▸ **Required work**
Gather from the listing below each line that includes the word "matches", and copy it.

═════ Information provided ═════

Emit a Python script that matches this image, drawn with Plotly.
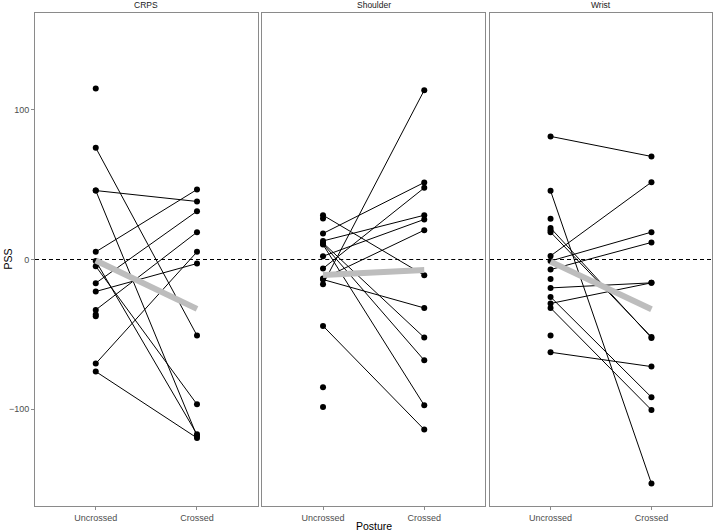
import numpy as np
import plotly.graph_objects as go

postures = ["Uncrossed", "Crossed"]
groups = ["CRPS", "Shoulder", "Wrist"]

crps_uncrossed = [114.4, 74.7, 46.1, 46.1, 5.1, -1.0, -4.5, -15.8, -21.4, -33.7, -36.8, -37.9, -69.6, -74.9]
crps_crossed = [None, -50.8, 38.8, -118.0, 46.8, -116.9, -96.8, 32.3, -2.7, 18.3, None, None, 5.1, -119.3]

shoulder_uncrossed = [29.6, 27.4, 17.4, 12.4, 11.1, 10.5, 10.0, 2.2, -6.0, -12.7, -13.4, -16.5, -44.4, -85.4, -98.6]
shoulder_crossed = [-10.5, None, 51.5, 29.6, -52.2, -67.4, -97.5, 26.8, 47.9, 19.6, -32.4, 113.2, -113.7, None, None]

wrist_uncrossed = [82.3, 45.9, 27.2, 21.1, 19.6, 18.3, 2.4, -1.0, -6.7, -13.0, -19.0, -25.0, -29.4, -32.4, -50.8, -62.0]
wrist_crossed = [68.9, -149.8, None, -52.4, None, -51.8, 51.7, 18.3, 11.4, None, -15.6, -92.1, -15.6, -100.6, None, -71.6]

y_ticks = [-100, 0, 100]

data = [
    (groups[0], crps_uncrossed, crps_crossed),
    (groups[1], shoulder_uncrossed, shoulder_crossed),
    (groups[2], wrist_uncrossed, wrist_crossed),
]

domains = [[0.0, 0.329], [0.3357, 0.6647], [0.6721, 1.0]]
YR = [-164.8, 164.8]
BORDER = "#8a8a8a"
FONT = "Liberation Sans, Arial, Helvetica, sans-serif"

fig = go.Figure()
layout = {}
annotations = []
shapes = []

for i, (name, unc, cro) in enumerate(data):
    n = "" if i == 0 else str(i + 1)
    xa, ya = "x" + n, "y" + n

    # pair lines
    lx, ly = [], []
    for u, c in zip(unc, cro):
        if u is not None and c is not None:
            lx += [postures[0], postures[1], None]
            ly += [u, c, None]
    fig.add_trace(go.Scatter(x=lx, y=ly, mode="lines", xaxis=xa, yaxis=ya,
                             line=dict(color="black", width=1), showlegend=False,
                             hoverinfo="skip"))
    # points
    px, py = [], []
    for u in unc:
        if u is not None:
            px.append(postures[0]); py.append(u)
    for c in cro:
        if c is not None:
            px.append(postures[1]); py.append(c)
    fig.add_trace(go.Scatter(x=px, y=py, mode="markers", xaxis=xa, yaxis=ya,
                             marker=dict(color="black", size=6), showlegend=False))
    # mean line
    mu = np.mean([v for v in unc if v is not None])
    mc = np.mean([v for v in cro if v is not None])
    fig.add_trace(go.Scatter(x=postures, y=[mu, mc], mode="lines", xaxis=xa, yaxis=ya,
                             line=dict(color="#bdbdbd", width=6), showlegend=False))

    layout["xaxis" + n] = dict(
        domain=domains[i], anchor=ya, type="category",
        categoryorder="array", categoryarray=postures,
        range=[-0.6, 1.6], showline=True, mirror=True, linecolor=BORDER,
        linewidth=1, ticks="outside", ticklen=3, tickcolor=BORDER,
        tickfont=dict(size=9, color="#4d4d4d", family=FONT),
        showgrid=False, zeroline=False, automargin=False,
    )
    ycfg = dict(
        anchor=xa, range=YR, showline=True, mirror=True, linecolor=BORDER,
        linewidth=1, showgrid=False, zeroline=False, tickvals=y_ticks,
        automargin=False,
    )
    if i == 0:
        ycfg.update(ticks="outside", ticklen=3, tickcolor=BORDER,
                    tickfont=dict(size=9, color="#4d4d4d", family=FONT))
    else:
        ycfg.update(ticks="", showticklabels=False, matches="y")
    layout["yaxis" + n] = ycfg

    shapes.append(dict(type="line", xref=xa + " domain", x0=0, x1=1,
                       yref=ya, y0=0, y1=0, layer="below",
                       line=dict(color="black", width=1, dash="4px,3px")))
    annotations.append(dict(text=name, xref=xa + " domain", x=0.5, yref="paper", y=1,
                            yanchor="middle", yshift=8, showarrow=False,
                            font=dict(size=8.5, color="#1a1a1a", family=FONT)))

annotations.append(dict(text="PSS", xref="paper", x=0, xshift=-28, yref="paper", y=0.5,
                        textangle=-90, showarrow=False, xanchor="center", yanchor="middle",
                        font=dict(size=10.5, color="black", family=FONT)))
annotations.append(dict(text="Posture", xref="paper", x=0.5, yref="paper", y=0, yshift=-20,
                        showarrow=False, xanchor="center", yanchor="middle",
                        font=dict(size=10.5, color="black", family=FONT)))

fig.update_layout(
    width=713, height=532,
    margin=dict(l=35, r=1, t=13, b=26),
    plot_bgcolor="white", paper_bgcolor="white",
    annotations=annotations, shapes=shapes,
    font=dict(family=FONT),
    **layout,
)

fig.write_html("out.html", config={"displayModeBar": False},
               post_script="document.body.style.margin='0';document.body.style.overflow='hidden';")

═════

▸ **Response to the exercise**
Emit a Python script that matches this image, drawn with Plotly.
        ycfg.update(ticks="", showticklabels=False, matches="y")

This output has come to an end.